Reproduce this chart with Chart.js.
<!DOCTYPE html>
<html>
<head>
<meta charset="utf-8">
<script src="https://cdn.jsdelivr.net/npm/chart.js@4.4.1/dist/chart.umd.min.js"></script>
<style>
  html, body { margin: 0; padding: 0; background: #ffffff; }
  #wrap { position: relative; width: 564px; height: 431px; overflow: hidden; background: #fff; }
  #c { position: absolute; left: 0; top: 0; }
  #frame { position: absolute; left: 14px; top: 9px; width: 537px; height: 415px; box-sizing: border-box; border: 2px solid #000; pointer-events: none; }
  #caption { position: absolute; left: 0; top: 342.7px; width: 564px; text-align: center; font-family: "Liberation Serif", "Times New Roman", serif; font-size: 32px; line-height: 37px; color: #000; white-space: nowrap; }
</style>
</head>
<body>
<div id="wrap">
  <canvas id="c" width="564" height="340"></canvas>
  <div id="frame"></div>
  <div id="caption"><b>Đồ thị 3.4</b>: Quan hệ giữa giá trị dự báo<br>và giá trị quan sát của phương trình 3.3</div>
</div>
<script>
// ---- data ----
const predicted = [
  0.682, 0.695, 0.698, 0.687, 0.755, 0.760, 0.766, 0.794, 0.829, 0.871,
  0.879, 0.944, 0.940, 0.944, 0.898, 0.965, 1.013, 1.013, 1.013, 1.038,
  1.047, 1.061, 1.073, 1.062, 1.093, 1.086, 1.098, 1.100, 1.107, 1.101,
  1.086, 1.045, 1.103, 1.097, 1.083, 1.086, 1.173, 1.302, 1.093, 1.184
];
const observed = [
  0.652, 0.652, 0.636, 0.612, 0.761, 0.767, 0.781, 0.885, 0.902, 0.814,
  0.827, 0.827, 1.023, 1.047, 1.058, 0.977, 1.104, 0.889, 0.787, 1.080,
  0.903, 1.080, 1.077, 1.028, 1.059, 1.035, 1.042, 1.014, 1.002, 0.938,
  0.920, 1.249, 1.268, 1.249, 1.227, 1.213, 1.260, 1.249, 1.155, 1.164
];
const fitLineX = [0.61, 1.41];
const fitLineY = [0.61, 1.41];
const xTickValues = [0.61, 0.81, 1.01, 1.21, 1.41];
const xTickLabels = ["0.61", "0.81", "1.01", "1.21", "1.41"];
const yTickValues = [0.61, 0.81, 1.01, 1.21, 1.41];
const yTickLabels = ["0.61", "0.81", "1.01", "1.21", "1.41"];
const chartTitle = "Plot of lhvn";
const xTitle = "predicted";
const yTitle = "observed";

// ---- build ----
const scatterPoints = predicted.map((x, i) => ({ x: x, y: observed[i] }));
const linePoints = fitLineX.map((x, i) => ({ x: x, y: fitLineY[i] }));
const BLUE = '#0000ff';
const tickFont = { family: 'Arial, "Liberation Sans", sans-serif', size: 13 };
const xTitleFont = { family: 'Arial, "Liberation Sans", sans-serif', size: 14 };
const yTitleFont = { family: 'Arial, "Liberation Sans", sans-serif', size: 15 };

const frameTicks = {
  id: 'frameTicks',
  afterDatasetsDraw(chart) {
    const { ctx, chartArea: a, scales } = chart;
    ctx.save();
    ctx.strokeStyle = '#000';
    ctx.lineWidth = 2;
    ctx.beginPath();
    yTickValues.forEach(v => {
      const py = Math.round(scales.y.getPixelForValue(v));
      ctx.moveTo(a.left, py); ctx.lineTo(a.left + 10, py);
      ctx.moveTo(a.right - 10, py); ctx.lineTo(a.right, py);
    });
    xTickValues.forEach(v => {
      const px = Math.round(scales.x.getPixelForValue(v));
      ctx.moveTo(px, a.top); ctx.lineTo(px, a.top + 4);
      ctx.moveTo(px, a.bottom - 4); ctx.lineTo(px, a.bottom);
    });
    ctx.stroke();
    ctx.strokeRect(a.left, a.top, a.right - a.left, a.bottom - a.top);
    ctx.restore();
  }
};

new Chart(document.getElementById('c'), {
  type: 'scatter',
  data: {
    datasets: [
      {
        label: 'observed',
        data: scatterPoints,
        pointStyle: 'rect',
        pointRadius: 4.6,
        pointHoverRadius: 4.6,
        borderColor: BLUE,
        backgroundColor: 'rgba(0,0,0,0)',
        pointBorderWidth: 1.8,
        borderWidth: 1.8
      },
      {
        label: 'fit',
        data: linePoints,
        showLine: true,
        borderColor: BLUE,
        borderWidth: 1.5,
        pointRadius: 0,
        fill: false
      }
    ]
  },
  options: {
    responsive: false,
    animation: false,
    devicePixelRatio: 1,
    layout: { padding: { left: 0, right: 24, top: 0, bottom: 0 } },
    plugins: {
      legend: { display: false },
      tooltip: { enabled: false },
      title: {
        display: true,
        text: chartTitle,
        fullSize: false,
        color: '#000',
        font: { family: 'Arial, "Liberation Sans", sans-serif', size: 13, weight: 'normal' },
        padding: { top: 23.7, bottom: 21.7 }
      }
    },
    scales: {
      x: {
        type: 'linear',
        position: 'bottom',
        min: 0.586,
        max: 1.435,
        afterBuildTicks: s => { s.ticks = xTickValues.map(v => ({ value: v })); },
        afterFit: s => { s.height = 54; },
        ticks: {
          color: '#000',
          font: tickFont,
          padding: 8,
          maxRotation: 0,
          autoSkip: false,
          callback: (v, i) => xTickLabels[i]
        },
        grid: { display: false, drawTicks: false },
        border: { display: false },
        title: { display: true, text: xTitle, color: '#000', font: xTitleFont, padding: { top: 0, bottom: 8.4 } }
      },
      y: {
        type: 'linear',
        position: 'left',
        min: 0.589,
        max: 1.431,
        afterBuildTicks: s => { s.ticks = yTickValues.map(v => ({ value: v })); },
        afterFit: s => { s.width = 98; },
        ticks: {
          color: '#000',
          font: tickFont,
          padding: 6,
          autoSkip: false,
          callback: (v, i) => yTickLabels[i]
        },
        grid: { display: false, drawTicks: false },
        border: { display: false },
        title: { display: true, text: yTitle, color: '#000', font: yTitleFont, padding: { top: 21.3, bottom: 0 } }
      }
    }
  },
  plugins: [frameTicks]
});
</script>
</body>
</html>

◆ ◆ ◆ ◆ ◆ ◆ ◆

Using the data above, return each line exactly as written.

FINAL RESULT:
Reproduce this chart with Chart.js.
<!DOCTYPE html>
<html>
<head>
<meta charset="utf-8">
<script src="https://cdn.jsdelivr.net/npm/chart.js@4.4.1/dist/chart.umd.min.js"></script>
<style>
  html, body { margin: 0; padding: 0; background: #ffffff; }
  #wrap { position: relative; width: 564px; height: 431px; overflow: hidden; background: #fff; }
  #c { position: absolute; left: 0; top: 0; }
  #frame { position: absolute; left: 14px; top: 9px; width: 537px; height: 415px; box-sizing: border-box; border: 2px solid #000; pointer-events: none; }
  #caption { position: absolute; left: 0; top: 342.7px; width: 564px; text-align: center; font-family: "Liberation Serif", "Times New Roman", serif; font-size: 32px; line-height: 37px; color: #000; white-space: nowrap; }
</style>
</head>
<body>
<div id="wrap">
  <canvas id="c" width="564" height="340"></canvas>
  <div id="frame"></div>
  <div id="caption"><b>Đồ thị 3.4</b>: Quan hệ giữa giá trị dự báo<br>và giá trị quan sát của phương trình 3.3</div>
</div>
<script>
// ---- data ----
const predicted = [
  0.682, 0.695, 0.698, 0.687, 0.755, 0.760, 0.766, 0.794, 0.829, 0.871,
  0.879, 0.944, 0.940, 0.944, 0.898, 0.965, 1.013, 1.013, 1.013, 1.038,
  1.047, 1.061, 1.073, 1.062, 1.093, 1.086, 1.098, 1.100, 1.107, 1.101,
  1.086, 1.045, 1.103, 1.097, 1.083, 1.086, 1.173, 1.302, 1.093, 1.184
];
const observed = [
  0.652, 0.652, 0.636, 0.612, 0.761, 0.767, 0.781, 0.885, 0.902, 0.814,
  0.827, 0.827, 1.023, 1.047, 1.058, 0.977, 1.104, 0.889, 0.787, 1.080,
  0.903, 1.080, 1.077, 1.028, 1.059, 1.035, 1.042, 1.014, 1.002, 0.938,
  0.920, 1.249, 1.268, 1.249, 1.227, 1.213, 1.260, 1.249, 1.155, 1.164
];
const fitLineX = [0.61, 1.41];
const fitLineY = [0.61, 1.41];
const xTickValues = [0.61, 0.81, 1.01, 1.21, 1.41];
const xTickLabels = ["0.61", "0.81", "1.01", "1.21", "1.41"];
const yTickValues = [0.61, 0.81, 1.01, 1.21, 1.41];
const yTickLabels = ["0.61", "0.81", "1.01", "1.21", "1.41"];
const chartTitle = "Plot of lhvn";
const xTitle = "predicted";
const yTitle = "observed";

// ---- build ----
const scatterPoints = predicted.map((x, i) => ({ x: x, y: observed[i] }));
const linePoints = fitLineX.map((x, i) => ({ x: x, y: fitLineY[i] }));
const BLUE = '#0000ff';
const tickFont = { family: 'Arial, "Liberation Sans", sans-serif', size: 13 };
const xTitleFont = { family: 'Arial, "Liberation Sans", sans-serif', size: 14 };
const yTitleFont = { family: 'Arial, "Liberation Sans", sans-serif', size: 15 };

const frameTicks = {
  id: 'frameTicks',
  afterDatasetsDraw(chart) {
    const { ctx, chartArea: a, scales } = chart;
    ctx.save();
    ctx.strokeStyle = '#000';
    ctx.lineWidth = 2;
    ctx.beginPath();
    yTickValues.forEach(v => {
      const py = Math.round(scales.y.getPixelForValue(v));
      ctx.moveTo(a.left, py); ctx.lineTo(a.left + 10, py);
      ctx.moveTo(a.right - 10, py); ctx.lineTo(a.right, py);
    });
    xTickValues.forEach(v => {
      const px = Math.round(scales.x.getPixelForValue(v));
      ctx.moveTo(px, a.top); ctx.lineTo(px, a.top + 4);
      ctx.moveTo(px, a.bottom - 4); ctx.lineTo(px, a.bottom);
    });
    ctx.stroke();
    ctx.strokeRect(a.left, a.top, a.right - a.left, a.bottom - a.top);
    ctx.restore();
  }
};

new Chart(document.getElementById('c'), {
  type: 'scatter',
  data: {
    datasets: [
      {
        label: 'observed',
        data: scatterPoints,
        pointStyle: 'rect',
        pointRadius: 4.6,
        pointHoverRadius: 4.6,
        borderColor: BLUE,
        backgroundColor: 'rgba(0,0,0,0)',
        pointBorderWidth: 1.8,
        borderWidth: 1.8
      },
      {
        label: 'fit',
        data: linePoints,
        showLine: true,
        borderColor: BLUE,
        borderWidth: 1.5,
        pointRadius: 0,
        fill: false
      }
    ]
  },
  options: {
    responsive: false,
    animation: false,
    devicePixelRatio: 1,
    layout: { padding: { left: 0, right: 24, top: 0, bottom: 0 } },
    plugins: {
      legend: { display: false },
      tooltip: { enabled: false },
      title: {
        display: true,
        text: chartTitle,
        fullSize: false,
        color: '#000',
        font: { family: 'Arial, "Liberation Sans", sans-serif', size: 13, weight: 'normal' },
        padding: { top: 23.7, bottom: 21.7 }
      }
    },
    scales: {
      x: {
        type: 'linear',
        position: 'bottom',
        min: 0.586,
        max: 1.435,
        afterBuildTicks: s => { s.ticks = xTickValues.map(v => ({ value: v })); },
        afterFit: s => { s.height = 54; },
        ticks: {
          color: '#000',
          font: tickFont,
          padding: 8,
          maxRotation: 0,
          autoSkip: false,
          callback: (v, i) => xTickLabels[i]
        },
        grid: { display: false, drawTicks: false },
        border: { display: false },
        title: { display: true, text: xTitle, color: '#000', font: xTitleFont, padding: { top: 0, bottom: 8.4 } }
      },
      y: {
        type: 'linear',
        position: 'left',
        min: 0.589,
        max: 1.431,
        afterBuildTicks: s => { s.ticks = yTickValues.map(v => ({ value: v })); },
        afterFit: s => { s.width = 98; },
        ticks: {
          color: '#000',
          font: tickFont,
          padding: 6,
          autoSkip: false,
          callback: (v, i) => yTickLabels[i]
        },
        grid: { display: false, drawTicks: false },
        border: { display: false },
        title: { display: true, text: yTitle, color: '#000', font: yTitleFont, padding: { top: 21.3, bottom: 0 } }
      }
    }
  },
  plugins: [frameTicks]
});
</script>
</body>
</html>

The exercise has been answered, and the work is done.